The Criminal Justice System

From doing the crime to doing time: How just is our criminal justice system?

16.3 The Investigation

In the story at the beginning of this chapter, police officers took you and your friends into custody shortly after a crime took place. In many criminal cases, however, the arrest would take place later, after a police investigation.

When police learn of a crime, typically the first thing they do is gather evidence and talk to witnesses to identify likely suspects. They then present this information to a government prosecutor, who decides whether a suspect should be arrested and charged with a crime. For serious or complicated crimes, a criminal investigation can take weeks, months, or even years.

The Fourth Amendment Offers Protection from Unreasonable Searches and Seizures

After stopping you and your friends outside the mall, the police officers searched the shopping bag your friend was carrying to look for evidence. They found clothing and some jewelry, which your friend insisted had all been paid for with a credit card.

The officers had a right to search the bag based on probable cause.

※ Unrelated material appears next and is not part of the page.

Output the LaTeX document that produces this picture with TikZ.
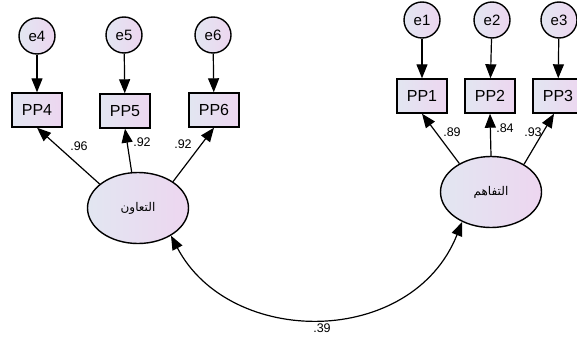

In other cases, however, suspects may have a legal right to refuse a police search. That right is based on the Fourth Amendment, which says that Americans have the right to be “secure in their persons, houses, papers, and effects. ”The Fourth Amendment also prohibits “unreasonable searches and seizures.”

This Search and Seizure Clause means police officers must have good reason to arrest a suspect or to seize a suspect’s property. They also must have a strong legal basis for carrying out a search of someone’s property or possessions. In most cases, this means police must obtain a search warrant from a judge to carry out a legal search.

Gathering Evidence

Before prosecutors file a criminal charge, they try to make sure they have a viable case against the suspect. To do this, they must try to get as clear a picture as possible of what happened before, during, and after the crime. This requires an examination of both direct and circumstantial evidence.

Direct evidence is information provided either by a witness who saw the crime occur or by a video or audio recording of the crime. Circumstantial evidence is information that can be inferred from other facts. For example, if a suspect’s fingerprints are found on the steering wheel of a car, police can infer that the suspect was present in that car at some point. The fingerprints thus become circumstantial evidence. If a neighbor actually saw the suspect in the car, however, that is direct evidence. For law enforcement officers to gather these kinds of evidence, they must conduct searches.

Although the Fourth Amendment is meant to protect citizens from unreasonable searches and seizures, it also implicitly allows for “reasonable ”police actions. But how do law enforcement officers know when a search is reasonable?

Several Supreme Court decisions in the past few decades have helped law enforcement officials answer this question. Two cases that helped officials determine when searches are reasonable include Katz v. United States (1967) and Terry v. Ohio (1968). In Katz, the Court determined that a search was not permitted under the Fourth Amendment whenever a person had a “reasonable expectation of privacy. ”In Terry, however, the Court held that a “stop and frisk ”search was reasonable when police had cause to be suspicious of a suspect’s behavior.

The Court has found other searches and seizures without warrants to be reasonable when the invasion of privacy is minimal or when special circumstances apply. Here are some examples:

How Search Warrants Work

The Fourth Amendment sets out certain conditions under which warrants can be issued. This portion of the amendment is known as the Warrant Clause.

The Warrant Clause first states that any search warrant issued must be based on probable cause. Probable cause is more than just a gut feeling or suspicion. In the case of Brinegar v. United States (1949), the Supreme Court noted,

In dealing with probable cause ... we deal with probabilities. These are not technical; they are the factual and practical considerations of everyday life on which reasonable and prudent men ... act.

To obtain a search warrant, law enforcement officials must present evidence of probable cause to a judge. If the evidence is convincing, the judge will issue a warrant. The warrant describes the exact place to be searched and the items or persons to be seized. This exactness keeps officers from carrying out generalized searches without a clear idea of what they are looking for.

It is not always feasible for police to obtain a warrant before performing a search, however. In certain situations, searches may be made without a warrant. Here are some examples:

Illegally Gained Evidence: The Exclusionary Rule

During an investigation, police officers must be careful to obtain all evidence legally. In the 1914 case of Weeks v. United States, the Supreme Court held that the seizing of evidence illegally would result in the exclusion of that evidence during trial. This exclusionary rule has been tested many times since then. One notable instance was the 1961 case of Mapp v. Ohio.

The Mapp case began when police in Cleveland, Ohio, arrested Dollree Mapp after a search of her home turned up books and photographs judged to be obscene. Although the police did not have a valid search warrant, Mapp was convicted for possession of obscene materials. On appeal, the Ohio Supreme Court upheld Mapp’s conviction on the grounds that the Fourth Amendment’s protections did not apply to state law enforcement.

The Supreme Court disagreed with the lower court’s decision. A Court majority concluded that “all evidence obtained by searches and seizures in violation of the Constitution is ... inadmissible in a state court. ”This meant that all levels of the criminal justice system-local, state, and federal-had to enforce rules against the use of evidence that was illegally obtained.